Tout en ayant soutenu le coup d’état de al-Sisi et son élection à la présidence, al-Tayyeb est resté plutôt imperméable aux requêtes de al-Sisi de « réformer l’Islam ». Toutefois, comme il ne pouvait résister totalement aux pressions politiques, en 2016 et 2017, al-Tayyeb, lors de deux séries d’interviews à la télévision, a parlé à plusieurs reprises de tradition (turâth) et de renouveau (tajdîd), expliquant que le véritable Islam n’est pas quelque chose qui ait besoin d’être « réformé » ou modéré, mais bien d’être préservé et mis à jour avec prudence pour servir de boussole morale aux musulmans de tous temps et de tous lieux. Ceci requiert une profonde connaissance de la tradition culturelle islamique et présuppose que tous ceux qui sont impliqués dans ce processus possèdent une formation morale et spirituelle adéquate. Inutile de préciser que, selon al-Azhar, cette tâche incombe aux oulémas.
Notes
[1] Muhammad Qasim Zaman, The Ulama in Contemporary Islam. Custodians of Change, Princeton University Press, Princeton 2002.

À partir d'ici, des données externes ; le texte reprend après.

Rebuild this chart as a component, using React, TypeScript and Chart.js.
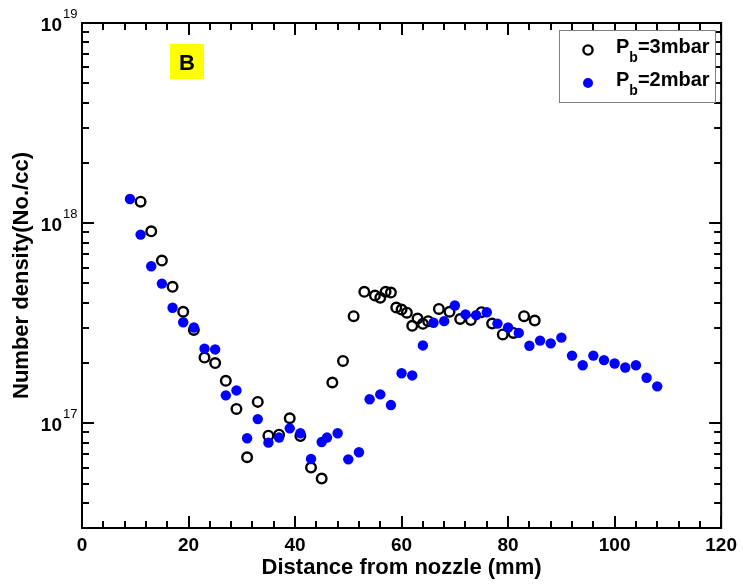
import React, { useEffect, useRef } from "react";
import { Chart, registerables } from "chart.js";

Chart.register(...registerables);

const FONT = "'Liberation Sans', Arial, Helvetica, sans-serif";

// P_b = 3 mbar (open black circles)
const x3mbar = [11, 13, 15, 17, 19, 21, 23, 25, 27, 29, 31, 33, 35, 37, 39, 41, 43, 45, 47, 49, 51, 53, 55, 56, 57, 58, 59, 60, 61, 62, 63, 64, 65, 67, 69, 71, 73, 75, 77, 79, 81, 83, 85];
const y3mbar = [1.28e18, 9.1e17, 6.5e17, 4.81e17, 3.61e17, 2.93e17, 2.13e17, 2.0e17, 1.63e17, 1.18e17, 6.77e16, 1.28e17, 8.68e16, 8.78e16, 1.06e17, 8.64e16, 6.01e16, 5.3e16, 1.6e17, 2.05e17, 3.43e17, 4.54e17, 4.35e17, 4.24e17, 4.54e17, 4.5e17, 3.79e17, 3.7e17, 3.57e17, 3.07e17, 3.34e17, 3.14e17, 3.24e17, 3.73e17, 3.61e17, 3.32e17, 3.28e17, 3.59e17, 3.15e17, 2.78e17, 2.83e17, 3.43e17, 3.26e17];

// P_b = 2 mbar (filled blue)
const x2mbar = [9, 11, 13, 15, 17, 19, 21, 23, 25, 27, 29, 31, 33, 35, 37, 39, 41, 43, 45, 46, 48, 50, 52, 54, 56, 58, 60, 62, 64, 66, 68, 70, 72, 74, 76, 78, 80, 82, 84, 86, 88, 90, 92, 94, 96, 98, 100, 102, 104, 106, 108];
const y2mbar = [1.32e18, 8.77e17, 6.09e17, 4.99e17, 3.78e17, 3.2e17, 3.01e17, 2.36e17, 2.34e17, 1.38e17, 1.46e17, 8.42e16, 1.05e17, 8.01e16, 8.49e16, 9.44e16, 8.92e16, 6.64e16, 8.07e16, 8.49e16, 8.92e16, 6.61e16, 7.17e16, 1.32e17, 1.395e17, 1.234e17, 1.78e17, 1.735e17, 2.45e17, 3.18e17, 3.24e17, 3.88e17, 3.5e17, 3.47e17, 3.59e17, 3.15e17, 3.01e17, 2.83e17, 2.44e17, 2.59e17, 2.51e17, 2.68e17, 2.18e17, 1.95e17, 2.18e17, 2.07e17, 1.99e17, 1.9e17, 1.95e17, 1.69e17, 1.53e17];

const xMajorTicks = [0, 20, 40, 60, 80, 100, 120];
const xMinorStep = 4;
const yMajorTicks = [1e17, 1e18, 1e19];
const yMinorTicks = [4e16, 5e16, 6e16, 7e16, 8e16, 9e16, 2e17, 3e17, 4e17, 5e17, 6e17, 7e17, 8e17, 9e17, 2e18, 3e18, 4e18, 5e18, 6e18, 7e18, 8e18, 9e18];
const yExponents = ["17", "18", "19"];

const legendLabels = [
  { main: "P", sub: "b", rest: "=3mbar" },
  { main: "P", sub: "b", rest: "=2mbar" },
];
const panelLabel = "B";

const framePlugin = {
  id: "framePlugin",
  afterDraw(chart: any) {
    const ctx = chart.ctx;
    const { left, right, top, bottom } = chart.chartArea;
    const xs = chart.scales.x;
    const ys = chart.scales.y;
    ctx.save();
    ctx.strokeStyle = "#000";
    ctx.lineWidth = 2;
    ctx.strokeRect(left, top, right - left, bottom - top);
    ctx.beginPath();
    // x ticks
    for (let v = 0; v <= 120; v += xMinorStep) {
      const px = Math.round(xs.getPixelForValue(v));
      const len = xMajorTicks.includes(v) ? 12 : 7;
      ctx.moveTo(px, bottom);
      ctx.lineTo(px, bottom - len);
      ctx.moveTo(px, top);
      ctx.lineTo(px, top + len);
    }
    // y ticks
    yMajorTicks.forEach((v) => {
      const py = Math.round(ys.getPixelForValue(v));
      ctx.moveTo(left, py);
      ctx.lineTo(left + 12, py);
      ctx.moveTo(right, py);
      ctx.lineTo(right - 12, py);
    });
    yMinorTicks.forEach((v) => {
      const py = Math.round(ys.getPixelForValue(v));
      ctx.moveTo(left, py);
      ctx.lineTo(left + 7, py);
      ctx.moveTo(right, py);
      ctx.lineTo(right - 7, py);
    });
    ctx.stroke();

    // y tick labels with superscripts
    ctx.fillStyle = "#000";
    yMajorTicks.forEach((v, i) => {
      const py = ys.getPixelForValue(v);
      ctx.font = `bold 19px ${FONT}`;
      ctx.textAlign = "right";
      ctx.textBaseline = "alphabetic";
      ctx.fillText("10", left - 20, py + 7.5);
      ctx.font = `13px ${FONT}`;
      ctx.textAlign = "left";
      ctx.fillText(yExponents[i], left - 19, py - 5);
    });

    // panel label
    ctx.fillStyle = "#FFFF00";
    ctx.fillRect(170, 44, 34, 35);
    ctx.fillStyle = "#000";
    ctx.font = `bold 22px ${FONT}`;
    ctx.textAlign = "center";
    ctx.textBaseline = "alphabetic";
    ctx.fillText(panelLabel, 187, 69.5);

    // legend
    ctx.fillStyle = "#fff";
    ctx.fillRect(559, 30, 156, 72);
    ctx.strokeStyle = "#808080";
    ctx.lineWidth = 1;
    ctx.strokeRect(559.5, 30.5, 156, 72);
    const rows = [50, 83];
    // marker 1: open circle
    ctx.strokeStyle = "#000";
    ctx.lineWidth = 2.4;
    ctx.beginPath();
    ctx.arc(588, rows[0], 4.6, 0, Math.PI * 2);
    ctx.stroke();
    // marker 2: filled blue
    ctx.fillStyle = "#0000FF";
    ctx.beginPath();
    ctx.arc(588, rows[1], 5, 0, Math.PI * 2);
    ctx.fill();
    ctx.fillStyle = "#000";
    legendLabels.forEach((lab, i) => {
      const base = rows[i] + 3;
      let x = 616;
      ctx.textAlign = "left";
      ctx.font = `bold 20px ${FONT}`;
      ctx.fillText(lab.main, x, base);
      x += ctx.measureText(lab.main).width;
      ctx.font = `bold 14px ${FONT}`;
      ctx.fillText(lab.sub, x, base + 9);
      x += ctx.measureText(lab.sub).width;
      ctx.font = `bold 20px ${FONT}`;
      ctx.fillText(lab.rest, x, base);
    });
    ctx.restore();
  },
};

export default function App() {
  const ref = useRef<HTMLCanvasElement | null>(null);
  useEffect(() => {
    document.body.style.margin = "0";
    const canvas = ref.current!;
    const chart = new Chart(canvas, {
      type: "scatter",
      data: {
        datasets: [
          {
            label: "Pb=2mbar",
            data: x2mbar.map((x, i) => ({ x, y: y2mbar[i] })),
            pointBackgroundColor: "#0000FF",
            pointBorderColor: "#0000FF",
            pointBorderWidth: 0,
            pointRadius: 5.2,
            order: 0,
          },
          {
            label: "Pb=3mbar",
            data: x3mbar.map((x, i) => ({ x, y: y3mbar[i] })),
            pointBackgroundColor: "rgba(0,0,0,0)",
            pointBorderColor: "#000",
            pointBorderWidth: 2.4,
            pointRadius: 4.8,
            order: 1,
          },
        ],
      },
      options: {
        responsive: false,
        animation: false,
        devicePixelRatio: 1,
        layout: { padding: { top: 23, right: 20, left: 0, bottom: 0 } },
        plugins: { legend: { display: false }, tooltip: { enabled: false } },
        scales: {
          x: {
            type: "linear",
            min: 0,
            max: 120,
            afterFit: (s: any) => {
              s.height = 58;
            },
            grid: { display: false, drawTicks: false },
            border: { display: false },
            ticks: {
              stepSize: 20,
              color: "#000",
              padding: 6,
              maxRotation: 0,
              font: { family: FONT, size: 19, weight: "bold" },
            },
            title: {
              display: true,
              text: "Distance from nozzle (mm)",
              color: "#000",
              font: { family: FONT, size: 22, weight: "bold" },
              padding: { top: 0, bottom: 5 },
            },
          },
          y: {
            type: "logarithmic",
            min: 3e16,
            max: 1e19,
            afterFit: (s: any) => {
              s.width = 82;
            },
            grid: { display: false, drawTicks: false },
            border: { display: false },
            ticks: { display: false },
            title: {
              display: true,
              text: "Number density(No./cc)",
              color: "#000",
              font: { family: FONT, size: 22, weight: "bold" },
              padding: { top: 9, bottom: 0 },
            },
          },
        },
      } as any,
      plugins: [framePlugin],
    });
    return () => chart.destroy();
  }, []);
  return (
    <canvas
      ref={ref}
      width={743}
      height={586}
      style={{ display: "block", width: 743, height: 586 }}
    />
  );
}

[2] Cf. Malika Zeghal, Gardiens de l’islam. Les oulémas d’Al Azhar dans l’Égypte contemporaine, Presses de Sciences Po, Paris 1996.
[3] Cf. Thomas Pierret, Baas et Islam en Syrie. La dynastie Assad face aux oulémas, PUF, Paris 2011.
[4] Cf. Dawr al-‘ulamâ’ fî ’l-mujtama‘, « Al-Jazeera », 15 juillet 2012, https://bit.ly/2L6i5Jv , consulté le 1er mars 2018.
[5] Jakob Skovgaard-Petersen, Clergy and Conflict Intensity. The Role of the Ulama in the Syrian Conflict, in O. Waever, I. Bramsen e P. Poder (dir.), Resolving International Conflict: Dynamics of Escalation and Continuation, Routledge, London (à paraître).
[6] Reinhard Schulze, Islamischer Internationalismus im 20. Jahrhundert. Brill, Leiden 1990.
[7] David Waaren, The ‘Ulamā’ and the Arab Uprisings 2011-13. Considering Yusuf al-Qaradawi, the ‘Global Mufti,’ between the Muslim Brotherhood, the Islamic Legal Tradition, and Qatari Foreign Policy, «Brismes New Middle East Studies» 4 (2014), http://www.brismes.ac.uk/nmes/archives/1305
[8] Jakob Skovgaard-Petersen, Clergy and Conflict Intensity.